月に一度の社長チェック、一週間ごとの部長チェック、毎日午前午後、主任の「どうだい」チェック。1月の生産開始計画なので、そろそろ一部の部品では生産仕様を決めなくてはいけない、そんな時期に入りつつあり、中でも動力を伝える部品でメインアクスルを支持するベアリングの受け構造で、異音(ギヤのうなり)が出る、出ないで二転三転。耐久走行しているM君の話も「初めは出らんけど、途中から出だした」と、暫く走らないと結果が出せない。その為、設計を担当するTさんは生産用の金型手配が出来ずに、決定までの間苦労していました。

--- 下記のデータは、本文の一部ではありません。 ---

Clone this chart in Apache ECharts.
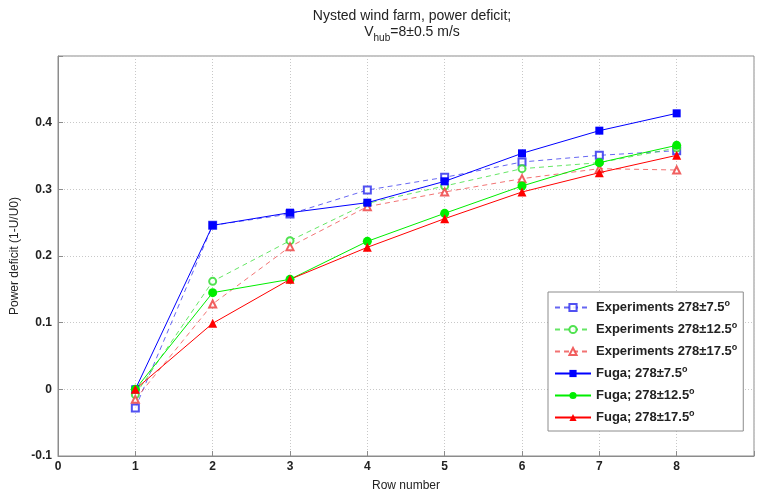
<!DOCTYPE html>
<html>
<head>
<meta charset="utf-8">
<script src="https://cdn.jsdelivr.net/npm/echarts@6/dist/echarts.min.js"></script>
<style>
  html, body { margin: 0; padding: 0; background: #fff; }
  #chart { width: 757px; height: 497px; }
</style>
</head>
<body>
<div id="chart"></div>
<script>
// row numbers along the wind farm
var rows = [1, 2, 3, 4, 5, 6, 7, 8];

// measured power deficit, three sector widths
var exp75 = [-0.028, 0.246, 0.263, 0.299, 0.318, 0.341, 0.351, 0.358];
var exp125 = [-0.008, 0.162, 0.223, 0.279, 0.305, 0.331, 0.340, 0.362];
var exp175 = [-0.015, 0.128, 0.214, 0.274, 0.296, 0.316, 0.331, 0.329];

// Fuga model
var fuga75 = [0.0, 0.246, 0.265, 0.280, 0.312, 0.354, 0.388, 0.414];
var fuga125 = [0.0, 0.145, 0.165, 0.222, 0.264, 0.305, 0.340, 0.366];
var fuga175 = [0.0, 0.099, 0.165, 0.213, 0.256, 0.296, 0.325, 0.351];

var xTicks = [0, 1, 2, 3, 4, 5, 6, 7, 8];
var yTicks = [-0.1, 0, 0.1, 0.2, 0.3, 0.4];

function pairs(vals) {
  return rows.map(function (r, i) { return [r, vals[i]]; });
}

function expSeries(name, vals, color, symbol) {
  return {
    name: name,
    type: 'line',
    data: pairs(vals),
    symbol: symbol,
    symbolSize: 7,
    lineStyle: { color: color, width: 1, type: [5, 4], opacity: 0.75 },
    itemStyle: { color: color, borderWidth: 1, opacity: 0.85 },
    z: 2
  };
}

function fugaSeries(name, vals, color, symbol, size) {
  return {
    name: name,
    type: 'line',
    data: pairs(vals),
    symbol: symbol,
    symbolSize: size,
    lineStyle: { color: color, width: 1 },
    itemStyle: { color: color },
    z: 3
  };
}

var chart = echarts.init(document.getElementById('chart'));

var font = 'Liberation Sans, Arial, sans-serif';

var option = {
  animation: false,
  backgroundColor: '#fff',
  title: {
    text: '{t|Nysted wind farm, power deficit;}\n{t|V}{sub|hub}{t|=8±0.5 m/s}',
    left: 407,
    textAlign: 'center',
    top: 3,
    textStyle: {
      fontWeight: 'normal',
      rich: {
        t: { fontFamily: font, fontSize: 14, fontWeight: 'normal', color: '#222', lineHeight: 16 },
        sub: { fontFamily: font, fontSize: 10, fontWeight: 'normal', color: '#222', lineHeight: 16, padding: [12, 0, 0, 0] }
      }
    }
  },
  grid: {
    left: 58, right: 1, top: 56, bottom: 38,
    show: true, borderColor: '#8c8c8c', borderWidth: 1, backgroundColor: '#fff'
  },
  legend: {
    orient: 'vertical',
    left: 548, top: 292,
    padding: [7, 6, 7, 6],
    itemGap: 7,
    itemWidth: 36,
    itemHeight: 9,
    backgroundColor: '#fff',
    borderColor: '#8c8c8c',
    borderWidth: 1,
    borderRadius: 0,
    formatter: function (name) {
      return name.replace('°', '{sup|o}');
    },
    textStyle: {
      fontFamily: font, fontSize: 13, fontWeight: 'bold', color: '#222',
      rich: { sup: { fontSize: 9, fontWeight: 'bold', color: '#222', padding: [0, 0, 8, 0] } }
    }
  },
  xAxis: {
    type: 'value',
    min: 0, max: 9, interval: 1,
    name: 'Row number',
    nameLocation: 'middle',
    nameGap: 24,
    nameTextStyle: { fontFamily: font, fontSize: 12, color: '#222' },
    axisLine: { onZero: false, lineStyle: { color: '#8c8c8c' } },
    axisTick: { inside: true, length: 5, lineStyle: { color: '#8c8c8c' } },
    axisLabel: {
      fontFamily: font, fontSize: 12, fontWeight: 'bold', color: '#222', margin: 5,
      formatter: function (v) { return xTicks.indexOf(v) >= 0 ? String(v) : ''; }
    },
    splitLine: { show: true, lineStyle: { color: '#c8c8c8', type: [1, 2] } }
  },
  yAxis: {
    type: 'value',
    min: -0.1, max: 0.5, interval: 0.1,
    name: 'Power deficit (1-U/U0)',
    nameLocation: 'middle',
    nameGap: 31,
    nameTextStyle: { fontFamily: font, fontSize: 12, color: '#222' },
    axisLine: { show: true, lineStyle: { color: '#8c8c8c' } },
    axisTick: { show: true, inside: true, length: 5, lineStyle: { color: '#8c8c8c' } },
    axisLabel: {
      fontFamily: font, fontSize: 12, fontWeight: 'bold', color: '#222', margin: 6,
      formatter: function (v) {
        var r = Math.round(v * 10) / 10;
        return yTicks.indexOf(r) >= 0 ? String(r) : '';
      }
    },
    splitLine: { show: true, lineStyle: { color: '#c8c8c8', type: [1, 2] } }
  },
  series: [
    expSeries('Experiments 278±7.5°', exp75, '#3333ee', 'emptyRect'),
    expSeries('Experiments 278±12.5°', exp125, '#33dd33', 'emptyCircle'),
    expSeries('Experiments 278±17.5°', exp175, '#ee4444', 'emptyTriangle'),
    fugaSeries('Fuga; 278±7.5°', fuga75, '#0000ff', 'rect', 8),
    fugaSeries('Fuga; 278±12.5°', fuga125, '#00ee00', 'circle', 9),
    fugaSeries('Fuga; 278±17.5°', fuga175, '#ff0000', 'triangle', 9)
  ]
};

chart.setOption(option);
</script>
</body>
</html>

ベンチでは動力計の針の動きが悪い。測定中に荷重計の針が決まった一ヶ所で引っかかったような動きをするため正確な値を測定・記録できない。動力計を支える特殊な「揺動ベアリング」(ようどうベアリング〜とか言っていた)がおかしいのではないかと言うことになって、決算期に掛かる9月末、そして一応目処が付いた部品の試作品が揃う10月半ば以降までの間でオーバーホールを兼ねて動力計を修理することになったが、どこが壊れているのか予測は出来ても断定は出来ていない。結局は分解してからの話、保守を行うメーカーには「何があっても1ヶ月以内で修理が完了するように部品の手配をして下さい」と、念を押した。また、修理前後のデータ変化を調べる必要から一台のエンジンを比較用として保管することに。

そして恒例の年2回の棚卸しを行う。このときは税務署に資産状況を上げるために試作品といえどもリストアップし無くてはならない。不要な物は廃棄することになっている。
各開発グループからそうした部品が山積みされ10トントラック2台分にもなったが、この作業中072の電装関係の設計を担当していた一人、O君が指を挟んで骨折する事故が起きて大変でした。
072の試作部品も多数処分しましたが、それとは別に私は耐久車として乗ったRD400白バイ仕様も分解したままベンチのファン室に保管していた物を廃棄する役目が残っていた。これを廃棄して完全にRDとはお別れ・・・。おーさみしい。